4. Nothing in this Agreement shall limit or exclude FLAC’s liability for death or personal injury caused by its negligence, or the negligence of its employees, agents or subcontractors or fraud or fraudulent misrepresentation.
6. Termination
1. Either FLAC or the Client shall be entitled to terminate this Agreement with immediate effect by giving notice in writing to the other party if:
a. the other party commits a material breach of this Agreement which, if such breach is capable of remedy, it fails to remedy within 30 days of receiving notice to do so by the other party; or
b. the other party becomes insolvent, is unable to pay its debts or is deemed unable to pay its debts within the meaning of either section 123 or section 268 of the Insolvency Act 1986 or an order is made or a resolution passed for the liquidation, administration, winding‐up, dissolution or bankruptcy of the other party (otherwise than for the purposes of a solvent amalgamation or reconstruction) or an administrative or other receiver, manager, trustee, liquidator, administrator, or similar officer is appointed over all or any substantial part of the assets of the other party or the other party enters into or proposes any composition or arrangement with its creditors generally or anything analogous to the foregoing occurs in any applicable jurisdiction.

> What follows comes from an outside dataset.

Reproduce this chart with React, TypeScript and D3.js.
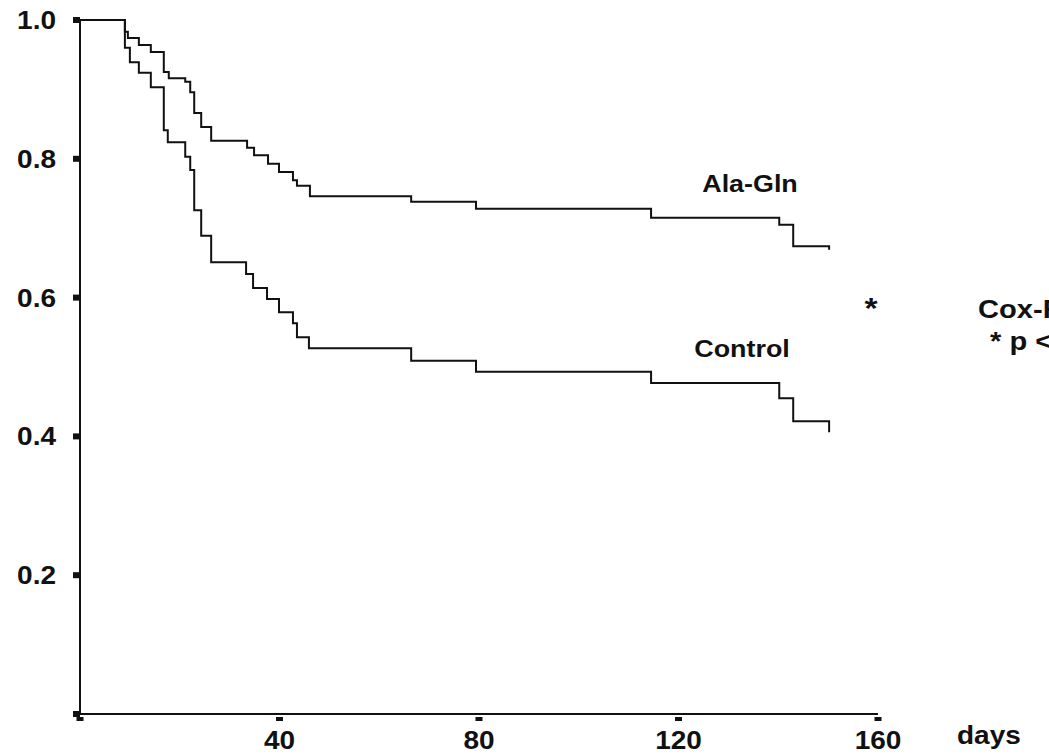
import React, { useEffect, useRef } from "react";
import * as d3 from "d3";

// Kaplan-Meier steps (days, survival)
const alaGlnDays = [0, 9.0, 9.6, 11.8, 14.2, 16.8, 17.8, 21.1, 22.1, 22.9, 24.3, 26.3, 33.5, 34.9, 37.7, 39.9, 42.7, 43.5, 46.1, 66.4, 79.4, 114.5, 140.2, 143.0, 150.2];
const alaGlnSurv = [1, 0.983, 0.974, 0.964, 0.954, 0.925, 0.916, 0.911, 0.896, 0.866, 0.846, 0.826, 0.816, 0.805, 0.793, 0.781, 0.769, 0.761, 0.746, 0.738, 0.728, 0.715, 0.705, 0.674, 0.669];

const controlDays = [0, 9.0, 10.0, 11.8, 14.2, 16.8, 17.6, 21.1, 22.1, 22.9, 24.3, 26.3, 33.3, 34.7, 37.5, 39.9, 42.7, 43.5, 45.9, 66.4, 79.4, 114.5, 140.2, 143.0, 150.2];
const controlSurv = [1, 0.96, 0.939, 0.924, 0.903, 0.841, 0.824, 0.803, 0.784, 0.726, 0.689, 0.651, 0.634, 0.614, 0.598, 0.579, 0.563, 0.543, 0.527, 0.509, 0.493, 0.477, 0.455, 0.422, 0.406];

const xTicks = [0, 40, 80, 120, 160];
const xTickLabels = ["", "40", "80", "120", "160"];
const yTicks = [0, 0.2, 0.4, 0.6, 0.8, 1.0];
const yTickLabels = ["", "0.2", "0.4", "0.6", "0.8", "1.0"];

const App = () => {
  const ref = useRef<SVGSVGElement>(null);

  useEffect(() => {
    const svg = d3.select(ref.current);
    svg.selectAll("*").remove();

    const x = d3.scaleLinear().domain([0, 160]).range([80, 878]);
    const y = d3.scaleLinear().domain([0, 1]).range([714, 20]);

    const font = "'Liberation Sans', Arial, sans-serif";
    const ink = "#111";

    // the scan is a bit wider than tall, so stretch the text a little
    const label = (tx: number, ty: number, str: string, size: number, anchor: string) =>
      svg.append("text")
        .attr("transform", `translate(${tx},${ty}) scale(1.12,1)`)
        .attr("text-anchor", anchor)
        .attr("font-family", font)
        .attr("font-weight", "bold")
        .attr("font-size", size)
        .attr("fill", ink)
        .text(str);

    // axes
    svg.append("line")
      .attr("x1", x(0)).attr("x2", x(0))
      .attr("y1", y(1)).attr("y2", y(0))
      .attr("stroke", ink).attr("stroke-width", 2);
    svg.append("line")
      .attr("x1", x(0) - 1).attr("x2", x(160))
      .attr("y1", y(0)).attr("y2", y(0))
      .attr("stroke", ink).attr("stroke-width", 2);

    yTicks.forEach((t, i) => {
      svg.append("rect")
        .attr("x", x(0) - 7).attr("y", y(t) - 3)
        .attr("width", 7).attr("height", 6)
        .attr("fill", ink);
      if (yTickLabels[i]) label(x(0) - 24, y(t) + 9, yTickLabels[i], 25, "end");
    });

    xTicks.forEach((t, i) => {
      svg.append("rect")
        .attr("x", x(t) - 3.5).attr("y", y(0) + 3)
        .attr("width", 7).attr("height", 4)
        .attr("fill", ink);
      if (xTickLabels[i]) label(x(t), y(0) + 35, xTickLabels[i], 25, "middle");
    });

    label(957, 744, "days", 25, "start");

    // survival curves
    const line = d3.line<[number, number]>()
      .x(d => x(d[0]))
      .y(d => y(d[1]))
      .curve(d3.curveStepAfter);

    const series = [
      alaGlnDays.map((d, i) => [d, alaGlnSurv[i]] as [number, number]),
      controlDays.map((d, i) => [d, controlSurv[i]] as [number, number]),
    ];

    series.forEach(s => {
      svg.append("path")
        .datum(s)
        .attr("fill", "none")
        .attr("stroke", ink)
        .attr("stroke-width", 2)
        .attr("d", line);
    });

    // annotations
    label(750, 192, "Ala-Gln", 24, "middle");
    label(742, 357, "Control", 24, "middle");
    label(871, 318, "*", 30, "middle");
    label(978, 318, "Cox-Regression", 26, "start");
    label(990, 350, "* p < 0.05", 26, "start");
  }, []);

  return (
    <svg
      ref={ref}
      width={1049}
      height={755}
      style={{ position: "absolute", left: 0, top: 0, background: "#fff" }}
    ></svg>
  );
};

export default App;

2. On termination of this Agreement for any reason, the accrued rights, remedies, obligations and liabilities of the parties as at termination shall not be affected and any clauses which expressly or by implication have effect after termination shall continue in full force and effect.
7. General
1. This Agreement constitutes the entire agreement between the parties. The Client acknowledges that it has not relied on any statement, promise or representation made or given by or on behalf of FLAC which is not set out in this Agreement. FLAC Terms of Business 2021.1
2. The Client shall not, without the prior written consent of FLAC, assign, transfer, charge, subcontract or deal in any other manner with all or any of its rights or obligations under this Agreement. FLAC may at any time assign, transfer, charge, subcontract or deal in any other manner with all or any of its rights under this Agreement and may subcontract or delegate in any manner any or all of its obligations under the Agreement to any third party or agent.
3. We will not be liable or responsible for any failure to perform, or delay in performance of, any of our obligations under this Agreement that is caused by events outside our reasonable control (“Force Majeure Event”). Our performance under this Agreement is deemed to be suspended for the period that the Force Majeure Event continues. We will use our reasonable endeavours to bring the Force Majeure Event to a close or to find a solution by which our obligations under the Agreement may be performed despite the Force Majeure Event.
4. If any provision of this Agreement shall be found by any court or administrative body of competent jurisdiction to be invalid or unenforceable, such invalidity or unenforceability shall not affect the other provisions of this Agreement which shall remain in full force and effect.
5. A waiver of any right or remedy under this Agreement is only effective if given in writing and shall not be deemed a waiver of any subsequent breach or default. A failure or delay by a party to exercise any right or remedy provided under this Agreement or by law shall not constitute a waiver of that or any other right or remedy, nor shall it preclude or restrict any further exercise of that or any other right or remedy.
6. A person who is not party to this Agreement shall not have any rights under or in connection with it.
7.This agreement and any dispute or claim arising out of it or in connection with it or its subject matter (including noncontractual disputes or claims) shall be governed by English law and you and we irrevocably submit to the exclusive jurisdiction of the courts of England and Wales.